Here’s how all of this relates back to the “Thug Kitchen” website and cookbook, and the big reveal of the two white individuals who are behind it: there are so many ways to be funny and ironic without doing it at the expense of people who are marginalized. If we were actually living in a post-racial utopian world (we are not, but which I will always hope for) maybe we could talk about white people using “thug”; but we’re not. And that’s not even the point. Words like “thug” are coded for racialized folks, specifically young black men, and white people using words like “thugs” perpetuate those connotations in a way that has obvious real life consequences. You are unlikely to see an opinion piece about a white person committing a crime saying they are a “thug”.

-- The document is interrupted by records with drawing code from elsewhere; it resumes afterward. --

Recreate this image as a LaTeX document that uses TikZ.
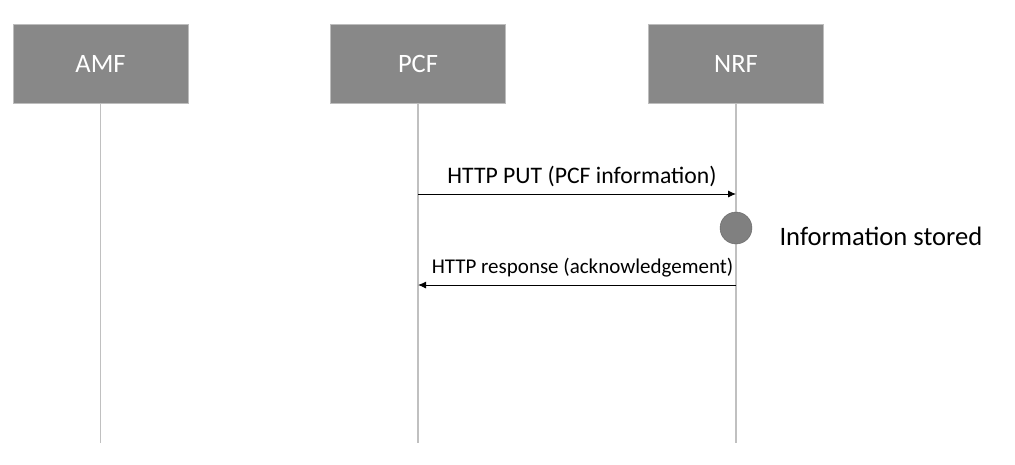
\documentclass[tikz,border=0pt]{standalone}
\usepackage{fontspec}
\setmainfont{Carlito}
\usepackage{tikz}
\usetikzlibrary{arrows.meta}
\definecolor{boxgray}{HTML}{888888}
\definecolor{boxedge}{HTML}{BDBDBD}
\definecolor{lifegray}{HTML}{C0C0C0}
\definecolor{dotgray}{HTML}{808080}
\tikzset{
  entity/.style={draw=boxedge,fill=boxgray,line width=1pt,minimum width=175pt,minimum height=79pt,text=white,font=\fontsize{26.5}{30}\selectfont},
  lifeline/.style={draw=lifegray,line width=1.5pt},
  msg/.style={draw=black,line width=0.9pt,-{Latex[length=8pt,width=7pt]}}
}
\begin{document}
\begin{tikzpicture}[x=1pt,y=-1pt]
\useasboundingbox (0,0) rectangle (1015,464);
% entities
\node [entity] (amf) at (100.5,63.5) {AMF};
\node [entity] (pcf) at (418,63.5) {PCF};
\node [entity] (nrf) at (736,63.5) {NRF};
% lifelines
\coordinate (amfEnd) at (100.5,443);
\coordinate (pcfEnd) at (418,443);
\coordinate (nrfEnd) at (736,443);
\draw [lifeline] (amf.south) -- (amfEnd);
\draw [lifeline] (pcf.south) -- (pcfEnd);
\draw [lifeline] (nrf.south) -- (nrfEnd);
% messages
\coordinate (putFrom) at (418,194);
\coordinate (putTo) at (736,194);
\coordinate (ackFrom) at (736,285);
\coordinate (ackTo) at (418,285);
\draw [msg] (putFrom) -- node [above=3pt,xshift=5pt,font=\fontsize{23.7}{28}\selectfont] (putLabel) {HTTP PUT (PCF information)} (putTo);
\node [draw=black!60,fill=dotgray,circle,minimum size=32pt,inner sep=0pt] (store) at (736,228) {};
\node [anchor=west,font=\fontsize{26.6}{30}\selectfont] (storeLabel) at (776,236) {Information stored};
\draw [msg] (ackFrom) -- node [above=4pt,xshift=5.5pt,font=\fontsize{21}{25}\selectfont] (ackLabel) {HTTP response (acknowledgement)} (ackTo);
\end{tikzpicture}
\end{document}
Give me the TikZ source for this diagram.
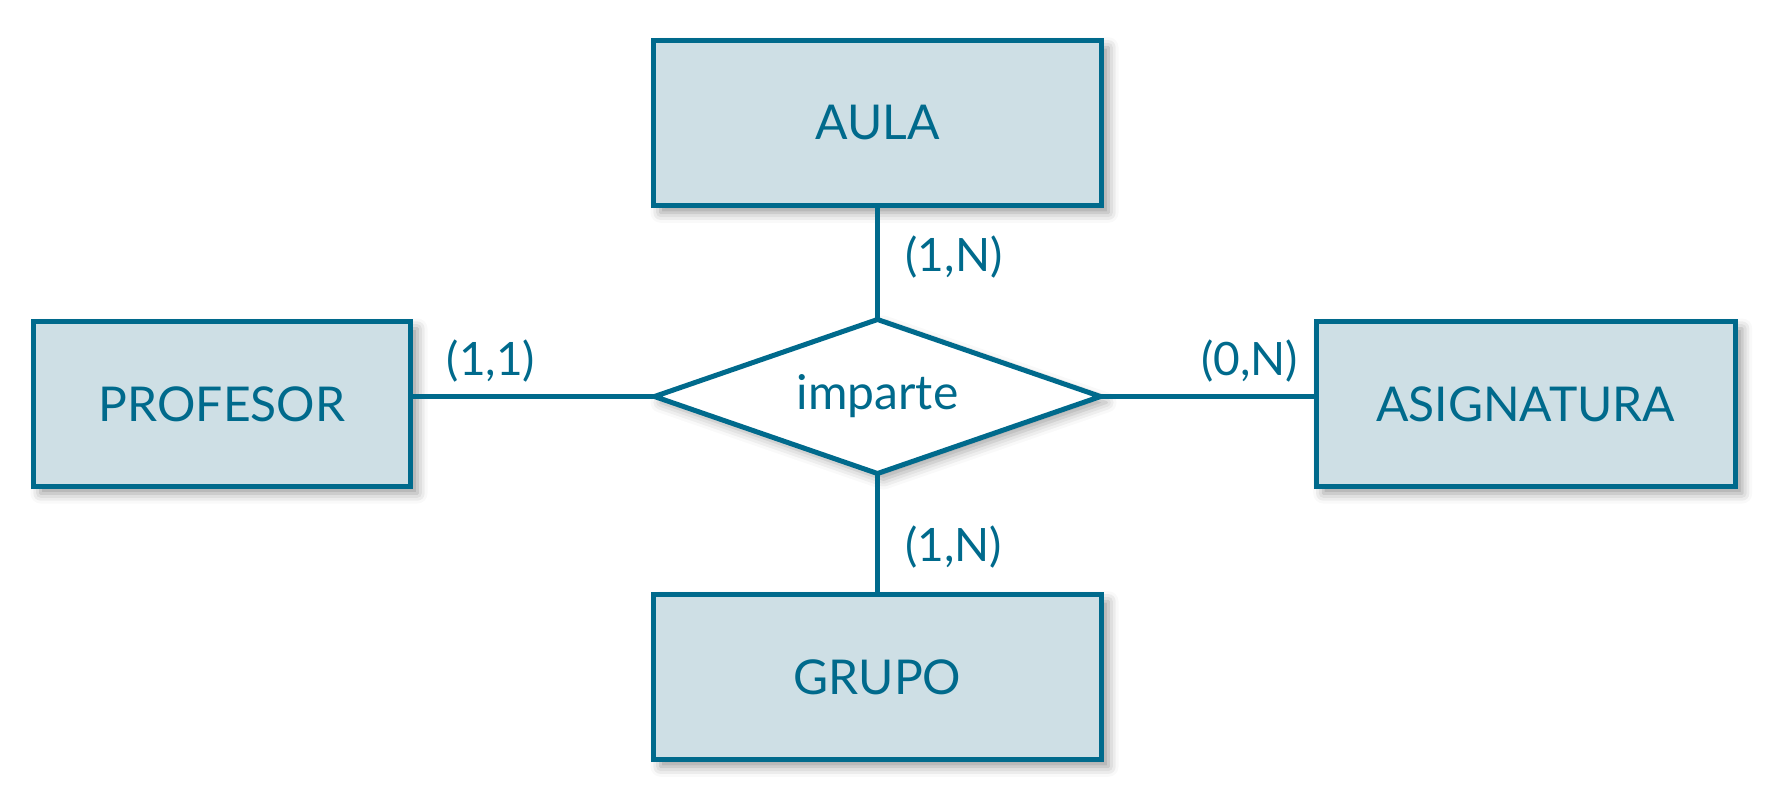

To be fair, “thug” is used in many contexts and it is not always negative, but that’s not my post to write. As a white person, living in a white supremacist world, when white people use those kinds of words as a joke, it is perpetuating racism and violence. The tone of the website/cookbook finds its humor in the way it acknowledges the racialized reality behind the word “thug” because the whole rationalization of the humour here is “haha, thugs can’t be vegan/be interested in eating healthy so let’s stick some swear words in our recipes and laugh at how ironic this is!” It perpetuates and reinforces stereotypes about whom “thugs” are and how they should act, which in dominant discourses means young black men. Therefore, those who are called “thugs” in their lived daily experiences are the butt of the joke. And this is not okay.

One of my professors recently stated in a lecture that racism isn’t way over there with a few people making terrible comments online or in a certain area; racism is a structural system of oppression that we are all influenced by. It’s time to start being accountable for our language, especially those who benefit from whiteness.